------ Records for the exercise
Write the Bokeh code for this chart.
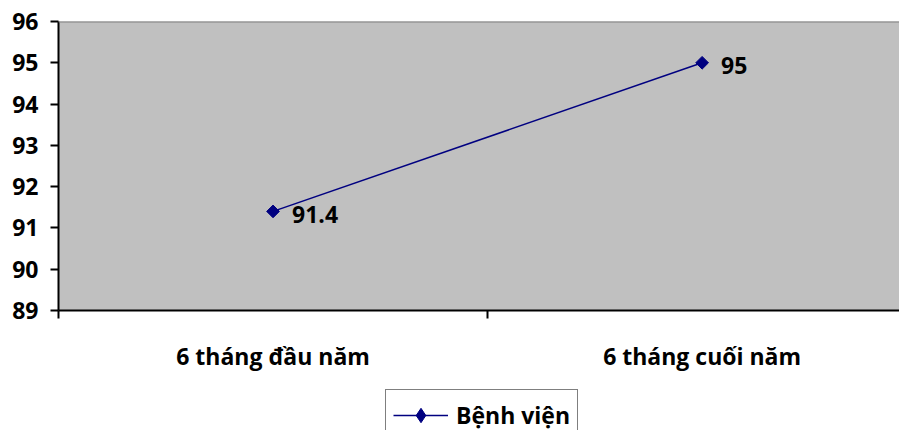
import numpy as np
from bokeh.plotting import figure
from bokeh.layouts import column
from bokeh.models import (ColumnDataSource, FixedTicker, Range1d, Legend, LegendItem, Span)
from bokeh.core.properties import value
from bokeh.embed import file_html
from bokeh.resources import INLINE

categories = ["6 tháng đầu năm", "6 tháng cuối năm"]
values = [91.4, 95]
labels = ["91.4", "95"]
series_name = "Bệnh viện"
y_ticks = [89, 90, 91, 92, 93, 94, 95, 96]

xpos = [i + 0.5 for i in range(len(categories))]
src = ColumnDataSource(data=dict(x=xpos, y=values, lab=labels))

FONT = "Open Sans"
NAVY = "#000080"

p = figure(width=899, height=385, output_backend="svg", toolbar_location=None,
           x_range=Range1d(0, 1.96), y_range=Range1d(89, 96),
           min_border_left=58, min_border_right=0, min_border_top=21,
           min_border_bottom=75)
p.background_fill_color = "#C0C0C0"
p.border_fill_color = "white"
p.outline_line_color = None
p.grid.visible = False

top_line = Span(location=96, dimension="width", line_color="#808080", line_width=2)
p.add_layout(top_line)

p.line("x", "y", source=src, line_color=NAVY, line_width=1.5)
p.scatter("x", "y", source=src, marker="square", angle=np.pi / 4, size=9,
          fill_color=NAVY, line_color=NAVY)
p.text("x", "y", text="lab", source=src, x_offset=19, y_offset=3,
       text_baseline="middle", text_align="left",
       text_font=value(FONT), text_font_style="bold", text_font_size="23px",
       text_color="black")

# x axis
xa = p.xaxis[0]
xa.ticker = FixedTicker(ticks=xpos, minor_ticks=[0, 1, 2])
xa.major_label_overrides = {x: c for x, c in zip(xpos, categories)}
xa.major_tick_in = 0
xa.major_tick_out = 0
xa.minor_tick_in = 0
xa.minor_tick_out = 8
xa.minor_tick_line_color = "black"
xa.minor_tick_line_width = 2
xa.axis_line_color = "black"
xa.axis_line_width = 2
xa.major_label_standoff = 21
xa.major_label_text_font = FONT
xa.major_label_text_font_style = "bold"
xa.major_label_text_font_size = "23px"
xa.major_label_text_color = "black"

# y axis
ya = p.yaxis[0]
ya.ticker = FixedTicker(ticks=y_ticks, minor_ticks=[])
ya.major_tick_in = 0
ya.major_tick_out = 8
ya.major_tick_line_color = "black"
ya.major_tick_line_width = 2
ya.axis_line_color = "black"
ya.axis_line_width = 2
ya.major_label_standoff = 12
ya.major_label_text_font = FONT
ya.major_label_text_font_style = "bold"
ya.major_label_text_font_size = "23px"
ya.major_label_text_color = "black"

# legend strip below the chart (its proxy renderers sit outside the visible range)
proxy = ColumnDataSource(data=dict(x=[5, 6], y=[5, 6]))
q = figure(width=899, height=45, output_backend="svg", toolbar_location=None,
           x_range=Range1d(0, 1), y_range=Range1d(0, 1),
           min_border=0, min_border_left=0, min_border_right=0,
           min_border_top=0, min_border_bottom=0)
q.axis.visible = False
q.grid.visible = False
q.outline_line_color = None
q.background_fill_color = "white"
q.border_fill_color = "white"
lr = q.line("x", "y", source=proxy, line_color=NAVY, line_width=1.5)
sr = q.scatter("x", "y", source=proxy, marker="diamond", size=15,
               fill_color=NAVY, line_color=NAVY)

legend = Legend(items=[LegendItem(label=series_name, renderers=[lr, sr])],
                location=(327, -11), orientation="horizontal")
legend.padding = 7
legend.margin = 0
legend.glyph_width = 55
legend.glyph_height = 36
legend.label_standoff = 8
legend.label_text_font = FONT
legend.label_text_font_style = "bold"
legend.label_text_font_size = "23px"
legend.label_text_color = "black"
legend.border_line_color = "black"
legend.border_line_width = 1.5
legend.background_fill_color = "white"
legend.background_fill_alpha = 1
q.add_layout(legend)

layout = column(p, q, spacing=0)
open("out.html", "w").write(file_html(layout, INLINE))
------------
------ Records for the exercise
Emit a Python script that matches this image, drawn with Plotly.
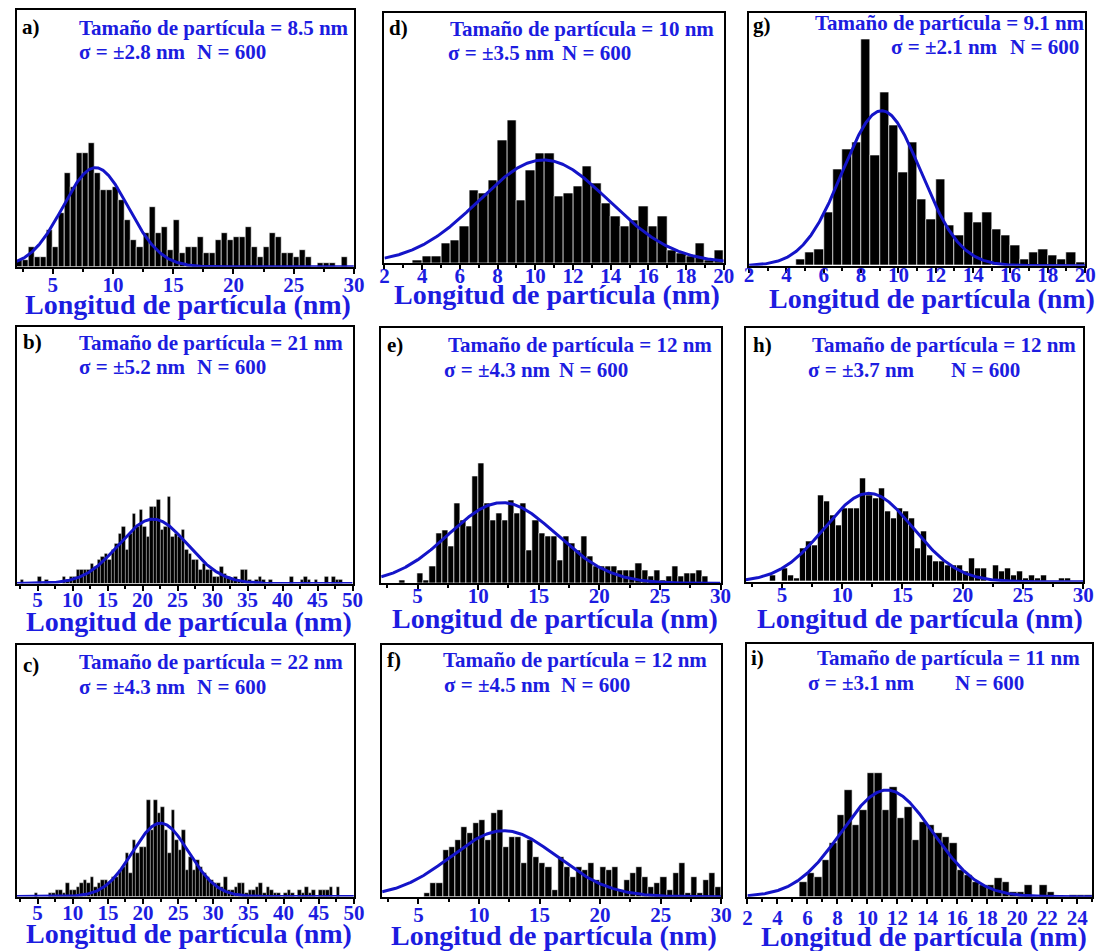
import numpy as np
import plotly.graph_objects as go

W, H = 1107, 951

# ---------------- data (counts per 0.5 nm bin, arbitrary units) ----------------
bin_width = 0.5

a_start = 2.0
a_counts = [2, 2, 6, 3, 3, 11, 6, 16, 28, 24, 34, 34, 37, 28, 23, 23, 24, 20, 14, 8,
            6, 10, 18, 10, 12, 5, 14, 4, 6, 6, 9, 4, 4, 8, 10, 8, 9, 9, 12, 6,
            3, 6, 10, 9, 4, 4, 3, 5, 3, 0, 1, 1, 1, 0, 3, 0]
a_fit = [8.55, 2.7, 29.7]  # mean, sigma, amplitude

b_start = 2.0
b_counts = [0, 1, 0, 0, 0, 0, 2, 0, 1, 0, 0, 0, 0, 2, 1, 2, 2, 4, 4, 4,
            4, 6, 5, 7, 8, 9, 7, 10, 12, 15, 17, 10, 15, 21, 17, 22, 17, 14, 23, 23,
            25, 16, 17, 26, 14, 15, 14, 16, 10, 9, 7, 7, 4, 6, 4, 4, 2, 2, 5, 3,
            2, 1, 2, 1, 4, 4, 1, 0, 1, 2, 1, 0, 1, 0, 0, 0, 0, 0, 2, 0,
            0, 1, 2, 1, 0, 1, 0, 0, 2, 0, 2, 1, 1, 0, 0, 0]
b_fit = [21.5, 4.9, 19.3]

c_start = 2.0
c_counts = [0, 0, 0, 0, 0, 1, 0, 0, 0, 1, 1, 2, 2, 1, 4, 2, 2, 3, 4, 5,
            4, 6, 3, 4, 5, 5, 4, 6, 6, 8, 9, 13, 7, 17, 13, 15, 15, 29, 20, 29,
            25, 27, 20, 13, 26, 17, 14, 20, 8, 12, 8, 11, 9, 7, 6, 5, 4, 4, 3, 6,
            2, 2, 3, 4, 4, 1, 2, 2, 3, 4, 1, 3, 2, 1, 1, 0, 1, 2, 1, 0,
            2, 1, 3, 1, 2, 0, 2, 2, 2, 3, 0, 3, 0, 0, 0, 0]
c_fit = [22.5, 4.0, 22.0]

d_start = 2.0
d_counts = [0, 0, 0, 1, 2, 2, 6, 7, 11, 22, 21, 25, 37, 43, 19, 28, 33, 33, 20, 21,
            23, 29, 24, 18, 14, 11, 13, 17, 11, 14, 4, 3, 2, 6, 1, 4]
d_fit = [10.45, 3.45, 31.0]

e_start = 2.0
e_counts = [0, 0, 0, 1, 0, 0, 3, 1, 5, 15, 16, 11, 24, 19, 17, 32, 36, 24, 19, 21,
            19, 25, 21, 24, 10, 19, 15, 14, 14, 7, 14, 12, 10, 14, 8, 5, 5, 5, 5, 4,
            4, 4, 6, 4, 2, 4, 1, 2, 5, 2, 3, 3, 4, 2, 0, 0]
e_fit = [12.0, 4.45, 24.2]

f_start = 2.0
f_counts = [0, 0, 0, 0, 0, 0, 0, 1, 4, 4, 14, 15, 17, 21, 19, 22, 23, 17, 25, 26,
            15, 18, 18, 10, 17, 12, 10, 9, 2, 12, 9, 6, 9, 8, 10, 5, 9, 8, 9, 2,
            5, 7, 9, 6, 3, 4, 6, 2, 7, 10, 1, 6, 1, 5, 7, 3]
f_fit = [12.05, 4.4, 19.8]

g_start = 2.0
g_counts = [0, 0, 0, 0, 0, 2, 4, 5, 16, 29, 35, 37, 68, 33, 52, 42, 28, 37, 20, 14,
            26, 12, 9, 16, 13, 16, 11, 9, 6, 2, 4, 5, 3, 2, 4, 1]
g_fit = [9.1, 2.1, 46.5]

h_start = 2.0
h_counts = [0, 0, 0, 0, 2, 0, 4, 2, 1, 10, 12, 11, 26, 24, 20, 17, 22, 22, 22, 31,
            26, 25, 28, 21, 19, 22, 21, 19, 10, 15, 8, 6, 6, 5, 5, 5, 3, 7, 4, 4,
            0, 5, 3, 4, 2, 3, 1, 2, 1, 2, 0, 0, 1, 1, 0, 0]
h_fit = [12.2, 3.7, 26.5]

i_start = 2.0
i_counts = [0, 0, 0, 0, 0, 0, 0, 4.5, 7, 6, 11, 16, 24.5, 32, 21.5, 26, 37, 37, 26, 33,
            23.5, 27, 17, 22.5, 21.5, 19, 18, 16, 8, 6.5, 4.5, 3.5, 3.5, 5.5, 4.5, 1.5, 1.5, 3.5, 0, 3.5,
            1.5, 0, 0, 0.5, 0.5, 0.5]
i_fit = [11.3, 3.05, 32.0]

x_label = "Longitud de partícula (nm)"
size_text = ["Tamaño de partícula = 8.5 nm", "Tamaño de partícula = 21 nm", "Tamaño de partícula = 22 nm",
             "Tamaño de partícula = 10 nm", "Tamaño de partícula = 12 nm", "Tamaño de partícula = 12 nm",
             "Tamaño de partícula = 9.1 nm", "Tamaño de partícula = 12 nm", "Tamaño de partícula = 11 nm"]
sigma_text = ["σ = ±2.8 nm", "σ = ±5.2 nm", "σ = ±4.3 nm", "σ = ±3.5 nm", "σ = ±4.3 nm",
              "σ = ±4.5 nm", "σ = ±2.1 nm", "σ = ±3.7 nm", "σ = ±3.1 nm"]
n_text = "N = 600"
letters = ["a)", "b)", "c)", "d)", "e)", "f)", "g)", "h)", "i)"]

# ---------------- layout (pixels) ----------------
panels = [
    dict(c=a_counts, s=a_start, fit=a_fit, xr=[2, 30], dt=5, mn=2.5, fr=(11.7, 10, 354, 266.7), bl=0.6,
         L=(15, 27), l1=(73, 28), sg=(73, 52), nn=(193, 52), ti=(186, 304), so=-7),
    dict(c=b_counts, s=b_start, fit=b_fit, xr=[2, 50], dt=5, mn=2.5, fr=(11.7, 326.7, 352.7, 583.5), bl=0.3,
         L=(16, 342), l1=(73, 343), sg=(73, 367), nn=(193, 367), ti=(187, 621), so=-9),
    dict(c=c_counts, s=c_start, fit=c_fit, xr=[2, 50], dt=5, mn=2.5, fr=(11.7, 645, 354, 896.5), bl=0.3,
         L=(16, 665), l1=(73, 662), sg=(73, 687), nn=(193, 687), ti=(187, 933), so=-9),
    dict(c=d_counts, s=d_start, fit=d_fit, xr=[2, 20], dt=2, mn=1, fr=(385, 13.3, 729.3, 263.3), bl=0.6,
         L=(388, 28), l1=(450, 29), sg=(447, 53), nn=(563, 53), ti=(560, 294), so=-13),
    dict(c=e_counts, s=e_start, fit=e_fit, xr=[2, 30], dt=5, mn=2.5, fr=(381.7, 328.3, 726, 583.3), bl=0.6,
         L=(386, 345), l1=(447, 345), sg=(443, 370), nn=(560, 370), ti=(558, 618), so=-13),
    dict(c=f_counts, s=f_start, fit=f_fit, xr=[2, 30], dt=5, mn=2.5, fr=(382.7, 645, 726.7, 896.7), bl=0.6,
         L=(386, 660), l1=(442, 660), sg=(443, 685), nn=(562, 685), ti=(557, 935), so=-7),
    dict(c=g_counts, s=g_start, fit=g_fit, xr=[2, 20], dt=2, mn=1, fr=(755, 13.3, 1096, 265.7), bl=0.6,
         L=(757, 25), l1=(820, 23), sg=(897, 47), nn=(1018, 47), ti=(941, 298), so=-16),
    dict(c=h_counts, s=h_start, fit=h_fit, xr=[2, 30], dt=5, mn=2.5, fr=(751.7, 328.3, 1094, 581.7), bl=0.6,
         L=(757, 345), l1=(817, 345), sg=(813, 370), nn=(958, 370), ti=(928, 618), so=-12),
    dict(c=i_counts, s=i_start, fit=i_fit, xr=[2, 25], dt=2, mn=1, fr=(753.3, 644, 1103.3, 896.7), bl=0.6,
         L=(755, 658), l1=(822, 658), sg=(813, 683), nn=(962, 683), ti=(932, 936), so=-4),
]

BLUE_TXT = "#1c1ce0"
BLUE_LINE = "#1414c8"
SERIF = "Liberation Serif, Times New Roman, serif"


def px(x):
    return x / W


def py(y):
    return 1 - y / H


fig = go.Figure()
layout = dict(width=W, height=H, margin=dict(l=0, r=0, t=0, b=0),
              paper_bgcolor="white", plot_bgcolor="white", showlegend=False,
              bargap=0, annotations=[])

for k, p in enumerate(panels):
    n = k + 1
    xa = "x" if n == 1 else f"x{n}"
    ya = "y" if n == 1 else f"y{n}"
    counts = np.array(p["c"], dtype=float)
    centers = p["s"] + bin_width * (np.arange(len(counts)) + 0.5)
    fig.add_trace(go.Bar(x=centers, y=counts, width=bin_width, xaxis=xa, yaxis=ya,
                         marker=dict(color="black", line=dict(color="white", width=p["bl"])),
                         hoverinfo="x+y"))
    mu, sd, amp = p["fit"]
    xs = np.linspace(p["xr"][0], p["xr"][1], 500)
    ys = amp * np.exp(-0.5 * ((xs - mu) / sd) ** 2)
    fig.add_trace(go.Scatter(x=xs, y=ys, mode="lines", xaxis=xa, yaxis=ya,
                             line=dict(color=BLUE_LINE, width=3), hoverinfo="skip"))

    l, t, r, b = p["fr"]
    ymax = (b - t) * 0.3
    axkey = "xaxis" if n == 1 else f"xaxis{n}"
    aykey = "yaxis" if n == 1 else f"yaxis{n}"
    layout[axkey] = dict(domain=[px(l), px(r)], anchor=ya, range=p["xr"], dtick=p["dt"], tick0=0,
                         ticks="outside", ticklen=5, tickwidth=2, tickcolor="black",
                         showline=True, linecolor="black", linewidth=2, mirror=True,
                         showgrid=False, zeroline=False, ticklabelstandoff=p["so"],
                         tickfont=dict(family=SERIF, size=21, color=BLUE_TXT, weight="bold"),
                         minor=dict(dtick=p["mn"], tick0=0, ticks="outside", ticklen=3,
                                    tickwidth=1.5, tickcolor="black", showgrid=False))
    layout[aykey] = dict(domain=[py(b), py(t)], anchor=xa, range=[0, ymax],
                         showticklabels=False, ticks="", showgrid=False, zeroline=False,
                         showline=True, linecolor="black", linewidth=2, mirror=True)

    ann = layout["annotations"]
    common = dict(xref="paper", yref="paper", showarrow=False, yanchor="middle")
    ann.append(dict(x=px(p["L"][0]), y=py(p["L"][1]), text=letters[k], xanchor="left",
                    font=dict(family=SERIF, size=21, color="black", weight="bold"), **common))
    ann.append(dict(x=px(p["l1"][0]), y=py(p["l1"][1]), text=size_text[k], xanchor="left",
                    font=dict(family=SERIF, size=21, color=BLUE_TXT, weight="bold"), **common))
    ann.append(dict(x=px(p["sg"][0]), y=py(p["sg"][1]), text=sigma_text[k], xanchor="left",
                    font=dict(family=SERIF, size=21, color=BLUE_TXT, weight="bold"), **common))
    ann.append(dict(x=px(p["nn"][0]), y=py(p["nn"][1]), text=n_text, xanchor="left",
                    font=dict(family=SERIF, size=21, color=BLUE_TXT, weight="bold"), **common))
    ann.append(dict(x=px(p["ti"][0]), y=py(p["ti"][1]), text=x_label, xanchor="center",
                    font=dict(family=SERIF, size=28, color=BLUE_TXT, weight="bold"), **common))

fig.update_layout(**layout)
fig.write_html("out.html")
------------
• **What to produce**
Only the lines between the one with "Emit a Python" and the one with "a_fit = [8.55, 2.7, 29.7]", those two included, get copied from the material above. Keep it exact and free of pictures.

• **Finished task**
Emit a Python script that matches this image, drawn with Plotly.
import numpy as np
import plotly.graph_objects as go

W, H = 1107, 951

# ---------------- data (counts per 0.5 nm bin, arbitrary units) ----------------
bin_width = 0.5

a_start = 2.0
a_counts = [2, 2, 6, 3, 3, 11, 6, 16, 28, 24, 34, 34, 37, 28, 23, 23, 24, 20, 14, 8,
            6, 10, 18, 10, 12, 5, 14, 4, 6, 6, 9, 4, 4, 8, 10, 8, 9, 9, 12, 6,
            3, 6, 10, 9, 4, 4, 3, 5, 3, 0, 1, 1, 1, 0, 3, 0]
a_fit = [8.55, 2.7, 29.7]  # mean, sigma, amplitude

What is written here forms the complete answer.